The other posters are right. By the end of the story, there will be a ton of info that gets cut, or that you decide not to include. You need to know it as the writer; the reader does not. So how to decide what needs to be in there?
Give the reader credit. I think most readers have an amazing capacity to empathize with a character. It might be enough, for instance, for us to know a man lost his wife because he took her for granted and now regrets it. We don't need to know all the details of how they met, what they argued about, how many times he stayed late working and didn't come home even though she asked him to. You can slip in little details, but I think most readers can sympathize because they might see themselves going into a similar situation.
A little bit goes a long way. A salient, fresh, and direct detail will do much more than a load of not-to-poignant details. For instance, say the MC above is thinking about his wife. You feel the need to describe their first night together and how much it meant to him. You start talking about how her soft hair falls across her face, her laughter, her deep brown eyes... all lovely stuff, but all stuff we've encountered before, and ultimately, a lot of fluff. Go for one hard hitting detail. How specific can you be about the character, and what detail will tell the most about him and her?
And I guess that's the other thing. Make all your scenes and dialogue work as much as possible. Often you can combine scenes or slip details into existing scenes without creating a whole new scene to lay something out (in the case of a conversation specifically designed to tell character back story). Pack the stuff in, make every word and detail count toward something.
All of this could and should probably be done after you've finished the first draft of the story. One hopes at some point much of this becomes instinctual. As for references, I believe OSC's book "Writing Science Fiction and Fantasy" has some advice (can't remember for sure).
The other thing I've started to do is take notes while reading other people's books. For instance I'll write down precisely what info the author has given us, especially for the first few critical chapters. Then I'll think about why the author has told us that at that moment. This exercise works particularly well for an author who has a lot of info to convey, like GRR Martin's Ice and Fire series.
Additional thoughts: In a short story, I think focus is key.
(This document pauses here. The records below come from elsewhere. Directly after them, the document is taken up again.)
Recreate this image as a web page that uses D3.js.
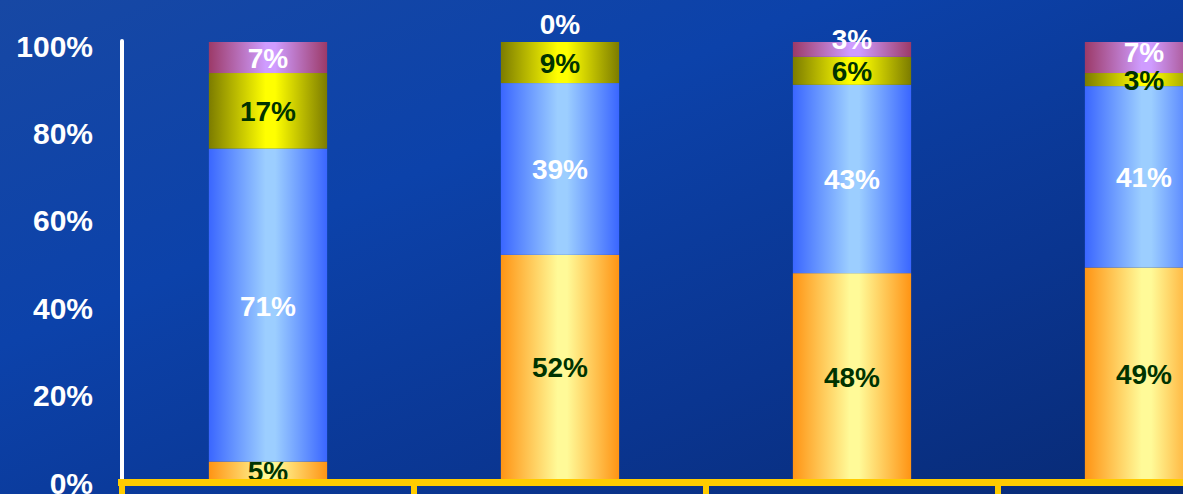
<!DOCTYPE html>
<html>
<head>
<meta charset="utf-8">
<script src="https://cdn.jsdelivr.net/npm/d3@7"></script>
<style>
  html, body { margin: 0; padding: 0; overflow: hidden; background: #0b3a98; }
  svg { display: block; }
  text { font-family: "Liberation Sans", Arial, sans-serif; font-weight: bold; }
</style>
</head>
<body>
<svg class="chart"></svg>
<script>
// data (bottom segment first)
var categories = ["Group 1", "Group 2", "Group 3", "Group 4"];
var seriesNames = ["Series A", "Series B", "Series C", "Series D"];
var seriesA = [4.0, 51.3, 47.1, 48.4];   // orange
var seriesB = [71.6, 39.3, 43.1, 41.5];  // blue
var seriesC = [17.3, 9.4, 6.4, 3.0];     // yellow
var seriesD = [7.1, 0.0, 3.4, 7.1];      // pink
var labelA = ["5%", "52%", "48%", "49%"];
var labelB = ["71%", "39%", "43%", "41%"];
var labelC = ["17%", "9%", "6%", "3%"];
var labelD = ["7%", "0%", "3%", "7%"];
var yTicks = [0, 20, 40, 60, 80, 100];

var width = 1183,
    height = 494;

var margin = {top: 42, bottom: 15, left: 122};

var chart = d3.select(".chart")
  .attr("width", width)
  .attr("height", height);

var defs = chart.append("defs");

// background
var bg = defs.append("linearGradient").attr("id", "bg")
  .attr("x1", "0%").attr("y1", "0%").attr("x2", "100%").attr("y2", "100%");
bg.append("stop").attr("offset", "0%").attr("stop-color", "#1748a4");
bg.append("stop").attr("offset", "35%").attr("stop-color", "#0c42aa");
bg.append("stop").attr("offset", "70%").attr("stop-color", "#0a3590");
bg.append("stop").attr("offset", "100%").attr("stop-color", "#082a74");

chart.append("rect")
  .attr("width", width).attr("height", height)
  .attr("fill", "url(#bg)");

// bar fills: darker edges, light middle
var fills = [
  {edge: "#ff9414", mid: "#fffa98"},
  {edge: "#3a66ff", mid: "#9cceff"},
  {edge: "#7c7c00", mid: "#ffff00"},
  {edge: "#9c3a68", mid: "#cf9cff"}
];
fills.forEach(function(f, i) {
  var g = defs.append("linearGradient").attr("id", "fill" + i)
    .attr("x1", "0%").attr("x2", "100%").attr("y1", "0%").attr("y2", "0%");
  g.append("stop").attr("offset", "0%").attr("stop-color", f.edge);
  g.append("stop").attr("offset", "48%").attr("stop-color", f.mid);
  g.append("stop").attr("offset", "56%").attr("stop-color", f.mid);
  g.append("stop").attr("offset", "100%").attr("stop-color", f.edge);
});

var labelColors = ["#003300", "#ffffff", "#003300", "#ffffff"];

// table for the stack
var table = categories.map(function(c, i) {
  return {cat: c, A: seriesA[i], B: seriesB[i], C: seriesC[i], D: seriesD[i],
          labels: [labelA[i], labelB[i], labelC[i], labelD[i]]};
});

var stack = d3.stack().keys(["A", "B", "C", "D"]);
var stacked = stack(table);

var y = d3.scaleLinear()
  .domain([0, 100])
  .range([height - margin.bottom, margin.top]);

var x = d3.scaleBand()
  .domain(categories)
  .range([margin.left, margin.left + 292 * categories.length])
  .paddingInner(0.595)
  .paddingOuter(0.2975);

// y axis labels
chart.append("g").selectAll("text")
  .data(yTicks)
  .enter().append("text")
  .attr("x", 93)
  .attr("y", function(d) { return y(d) + 4; })
  .attr("text-anchor", "end")
  .attr("dominant-baseline", "central")
  .attr("fill", "#ffffff")
  .attr("font-size", 30)
  .text(function(d) { return d + "%"; });

// white y axis line
chart.append("line")
  .attr("x1", margin.left).attr("x2", margin.left)
  .attr("y1", y(100) - 1).attr("y2", y(0))
  .attr("stroke", "#ffffff")
  .attr("stroke-width", 4)
  .attr("stroke-linecap", "round");

// bars
var layers = chart.selectAll("g.layer")
  .data(stacked)
  .enter().append("g")
  .attr("class", "layer")
  .attr("fill", function(d, i) { return "url(#fill" + i + ")"; });

layers.selectAll("rect")
  .data(function(d) { return d; })
  .enter().append("rect")
  .attr("x", function(d) { return x(d.data.cat); })
  .attr("width", x.bandwidth())
  .attr("y", function(d) { return y(d[1]); })
  .attr("height", function(d) { return y(d[0]) - y(d[1]); });

// x axis (yellow) with ticks at category boundaries
var axisY = y(0) + 3.5;
var boundaries = categories.map(function(c) { return x(c) - x.step() * x.paddingOuter(); });
chart.append("g").selectAll("line")
  .data(boundaries)
  .enter().append("line")
  .attr("x1", function(d) { return d; })
  .attr("x2", function(d) { return d; })
  .attr("y1", axisY)
  .attr("y2", height)
  .attr("stroke", "#ffcc00")
  .attr("stroke-width", 6);

// value labels
stacked.forEach(function(layer, li) {
  chart.append("g").selectAll("text")
    .data(layer)
    .enter().append("text")
    .attr("x", function(d) { return x(d.data.cat) + x.bandwidth() / 2; })
    .attr("y", function(d, i) {
      var top = y(d[1]), bot = y(d[0]);
      if (bot - top < 1) return top - 18;               // empty segment: above the bar
      if (li === 3 && bot - top < 16) return (top + bot) / 2 - 10;
      // make room when the segment below is thin
      if (li === 3 && (y(stacked[2][i][0]) - y(stacked[2][i][1])) < 16) return (top + bot) / 2 - 5;
      return (top + bot) / 2 + 1;
    })
    .attr("text-anchor", "middle")
    .attr("dominant-baseline", "central")
    .attr("font-size", 28)
    .attr("fill", function(d) { return (y(d[0]) - y(d[1]) < 1) ? "#ffffff" : labelColors[li]; })
    .text(function(d) { return d.data.labels[li]; });
});

// axis line drawn last so it sits over the bottom label like the original
chart.append("line")
  .attr("x1", margin.left - 4).attr("x2", width)
  .attr("y1", axisY).attr("y2", axisY)
  .attr("stroke", "#ffcc00")
  .attr("stroke-width", 7);
</script>
</body>
</html>
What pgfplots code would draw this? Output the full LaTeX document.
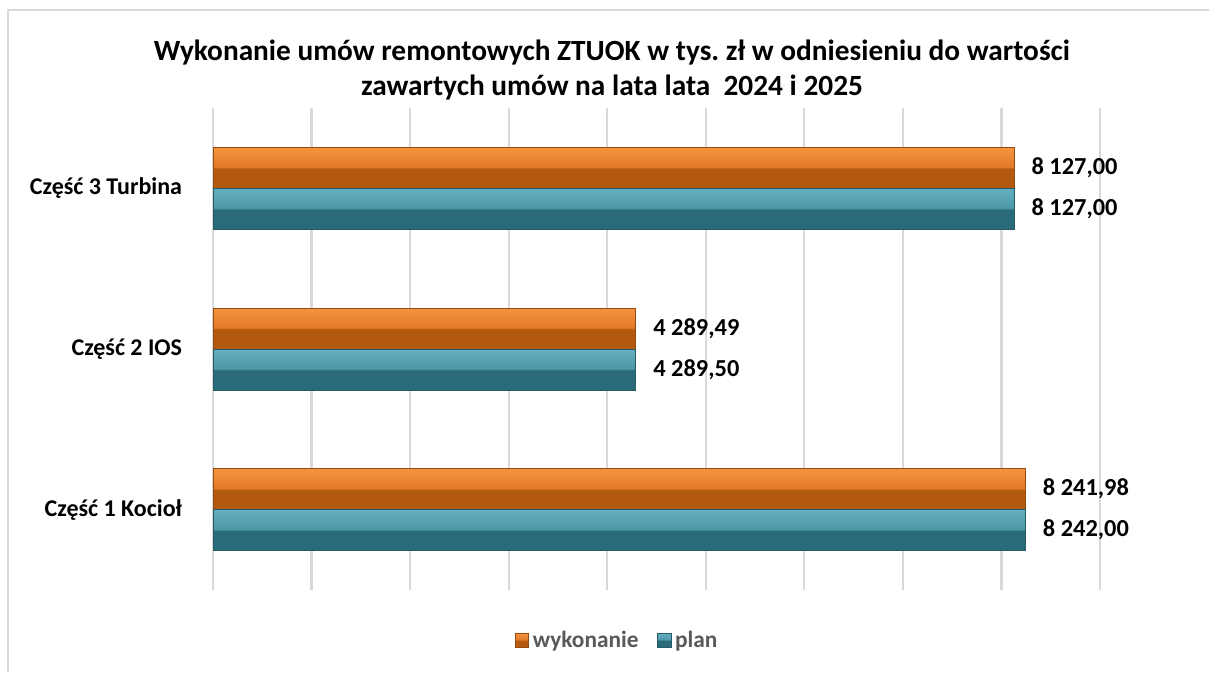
\documentclass[border=0pt]{standalone}
\usepackage{pgfplots}
\pgfplotsset{compat=1.18}
\usepackage{fontspec}
\setmainfont{Carlito}
\frenchspacing
\definecolor{oL}{HTML}{F5943F}
\definecolor{oM}{HTML}{E27A27}
\definecolor{oD}{HTML}{B3580F}
\definecolor{tL}{HTML}{64B0C1}
\definecolor{tM}{HTML}{4C97A8}
\definecolor{tD}{HTML}{2B6A79}
\definecolor{gridc}{HTML}{D9D9D9}
\definecolor{legc}{HTML}{595959}
\pgfdeclareverticalshading{orangebevel}{100bp}{color(0bp)=(oD); color(25bp)=(oD); color(49bp)=(oD); color(51bp)=(oM); color(75bp)=(oL); color(100bp)=(oL)}
\pgfdeclareverticalshading{tealbevel}{100bp}{color(0bp)=(tD); color(25bp)=(tD); color(49bp)=(tD); color(51bp)=(tM); color(75bp)=(tL); color(100bp)=(tL)}
\pgfplotsset{
  wyk/.style={xbar, bar shift=0.1275, shade, shading=orangebevel, draw=oD!85!black, line width=0.4pt},
  pla/.style={xbar, bar shift=-0.1275, shade, shading=tealbevel, draw=tD!85!black, line width=0.4pt},
}
\begin{document}
\begin{tikzpicture}[x=0.75pt,y=0.75pt]
\useasboundingbox (0,0) rectangle (1209,672);
\fill[white] (0,0) rectangle (1209,672);
\draw[gridc, line width=2pt] (8,0) -- (8,662) -- (1209,662);
\node[align=center, font=\fontsize{22}{26.25}\selectfont\bfseries, text=black] at (612,602)
  {Wykonanie umów remontowych ZTUOK w tys. zł w odniesieniu do wartości\\zawartych umów na lata lata\ \ 2024 i 2025};
\begin{axis}[
  at={(159.75pt,121.75pt)}, anchor=origin,
  scale only axis, width=665.25pt, height=361.5pt,
  xbar, bar width=0.255,
  xmin=0, xmax=9000, ymin=-0.5, ymax=2.5,
  enlargelimits=false,
  xtick={0,1000,...,9000}, xticklabels={},
  xmajorgrids, grid style={gridc, line width=1.6pt},
  ytick={0,1,2},
  yticklabels={Część 1 Kocioł, Część 2 IOS, Część 3 Turbina},
  yticklabel style={font=\fontsize{18}{20}\selectfont\bfseries, inner sep=0pt, xshift=-23pt},
  major tick length=0pt, tick style={draw=none},
  axis line style={draw=none},
  clip=false,
  nodes near coords,
  point meta=explicit symbolic,
  every node near coord/.append style={anchor=west, inner sep=0pt, xshift=13pt, font=\fontsize{18.3}{20}\selectfont\bfseries, text=black},
  legend columns=2,
  legend style={at={(axis description cs:0.456,-0.104)}, anchor=center, draw=none, fill=none,
    font=\fontsize{17.5}{20}\selectfont\bfseries, text=legc,
    /tikz/every odd column/.append style={column sep=1pt},
    /tikz/every even column/.append style={column sep=12pt}},
  legend image code/.code={\path[#1] (0pt,-5pt) rectangle (10pt,5pt);},
]
\addplot[wyk] coordinates {(8241.98,0) [8 241,98]};
\addlegendentry{wykonanie}
\addplot[pla] coordinates {(8242.00,0) [8 242,00]};
\addlegendentry{plan}
\addplot[wyk, forget plot] coordinates {(4289.49,1) [4 289,49]};
\addplot[pla, forget plot] coordinates {(4289.50,1) [4 289,50]};
\addplot[wyk, forget plot] coordinates {(8127.00,2) [8 127,00]};
\addplot[pla, forget plot] coordinates {(8127.00,2) [8 127,00]};
\end{axis}
\end{tikzpicture}
\end{document}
Say only enough to tell your story. Period.
[This message has been edited by annepin (edited March 15, 2008).]
Whatever details you choose to include -- make them interesting details. Look for unique views on the mundane subjects you feel compelled to include.
I really, really don't care what color someone's hair is unless I'm reading a Darkover novel where it IS usually necessary to know if they have red hair, or how red their red hair is.
If X's eyes are purple because she's a chlem addict, okay, tell me. But if they're blue because he's Norwegian, I don't really want to know.
What's the deal now? It used to be the heroine or hero was always the character with the blue eyes. Now suddenly they've all gotten green eyes? Blue too trite?
Back on the subject of flow --
I was thinking...it seems to me that what I do is ask myself about each story event/scene, "How does this advance the plot (story) or deepen the characterization of someone?" If it doesn't do either one (or, hopefully, both) then it needs to be cut. This goes double for backstory. As for worldbuilding details, those need to be laid in carefully using short paragraphs. No lectures. And it's even better if, instead of telling the reader about how your space drive works or who were the invaders of twenty years ago, you find a way to work it into a conversation or part of the action going on.
[This message has been edited by arriki (edited March 15, 2008).]